Journal

The Sunday Circle: Back on Time

(To learn more about the Sunday Circle, check out Peter M. Ball’s site here!)

I did pretty darn well this past week working on the novel WiP. I’m just about to Plot Point One, and I’ve managed to stay fairly happy with what’s going on the page each session, even if I sometimes have to backtrack, cut, and replace from time to time.

This Week I’m Working On: Continuing where I left off. 1k/day per usual, and keep chugging ahead. So far, I’ve made pretty good progress at that pace, and I’m hoping to keep it up as things in the story get more complicated.

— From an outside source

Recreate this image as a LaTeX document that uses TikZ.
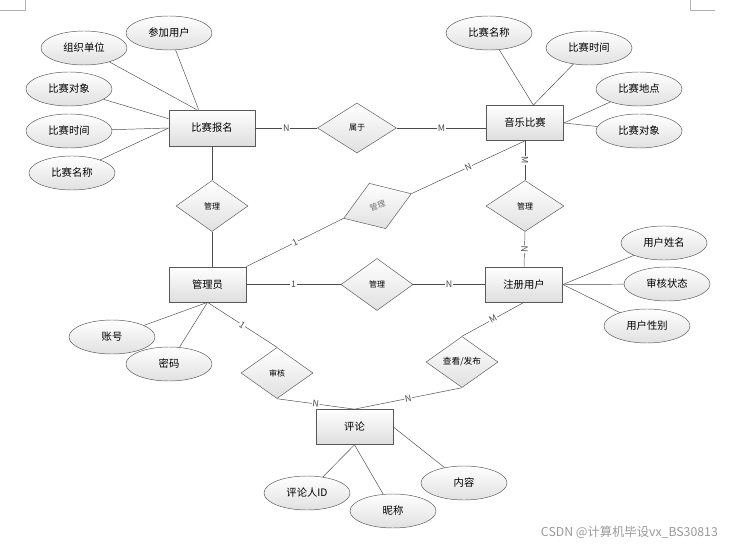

What’s Inspiring Me This Week: For the last couple days I’ve been completely obsessed with the traditional Japanese/Chinese plot structure called kishōtenketsu. The idea of plot/maintaining interest by way of contradiction and twist vs. direct/combative conflict is fascinating to me. When I was in college, I read a fair amount of classic Chinese literature for my East Asian Studies degree, so it’s not entirely unfamiliar to me, but this is the first time I’ve considered how I might be able to play with it in my own fiction. Not the current project–that one’s pretty definitively three-act, but I’ve got a couple other allegorical stories that would be awkward to fit into the classic three-act structure, and might be better served with a structure more similar to kishōtenketsu. I’ve also been thinking about it in the context of children’s fiction, particularly as it relates/can be observed in some of Miyazaki’s films (notably, My Neighbor Totoro, which I have repeatedly tried to figure out plot-wise how it works, and never come to a particularly satisfying answer until reading this analysis of it.) One of the things that has always drawn me to Miyazaki’s work is often a total lack of a physical villain (not in all his works, of course, and often the “villain” is an idea, more than a person), and how generally most people in films like Totoro or Kiki’s Delivery Service are good and helpful and kind to the protagonists, even if they seem frightening at first. It’s a nice kind of thought-train when thinking about young children’s fiction, the idea of fiction without dire villains chasing you whom you must vanquish or destroy to survive. (Not that I don’t love me some Cauldron-Born…) And that deep sense of wonder–it makes me want to go back to look at some of Jules Verne’s work, too, which I read ages ago, but those books–as I recall them anyway–are so full of delight and wonder in their settings and worlds in classic milieu-plot fashion, it makes me wonder if there’s not some similarities (even unknown or unintentional) between those stories and kishōtenketsu-styled structure. Come to think of it, Baum’s Oz and it’s milieu-plots–though very much often about defeating X, or escaping Y–are vaguely similar, too, though they follow a much more typical plot pattern… And I love this example of a kishōtenketsu poem.

It’s still a thought-in-process, as you can tell, but I’m really relishing the brainstorm. :)

What I’m Avoiding this WeekRight now, not a huge amount. Just pushing through the typical beginning inertia of “I don’t wannas!” whenever I sit down in the evenings, but so far that hasn’t been too hard to overcome. I suspect it’ll get trickier with time. Oh! And looking at the weather forecast. Seriously, more snow?! I mean, I get that it’s winter, but jeez, does it have to come all in ONE WEEK?

2 thoughts on “The Sunday Circle: Back on Time”

  1. Hi Maggie, the kishōtenketsu plot theory sounds interesting. I like contradiction in story, so I’m interested to see how you go applying it to your work.
    I’m reading Jules Verne’s Journey to the Centre of the Earth at the moment – but in French. I do love the character of Alex and how frustrated he gets with his uncle. And the wide-eyed wonder is definitely there in the monsters & landscapes (and the sea) he describes…even if I don’t understand all the words!

    1. Oh man, I have these great vague memories of JthCotE–my mother read it to me when I was probably in 3rd or 4th grade (in English, of course, for me!), and I remember just loving it. And I still love that sense of wonder and amazement.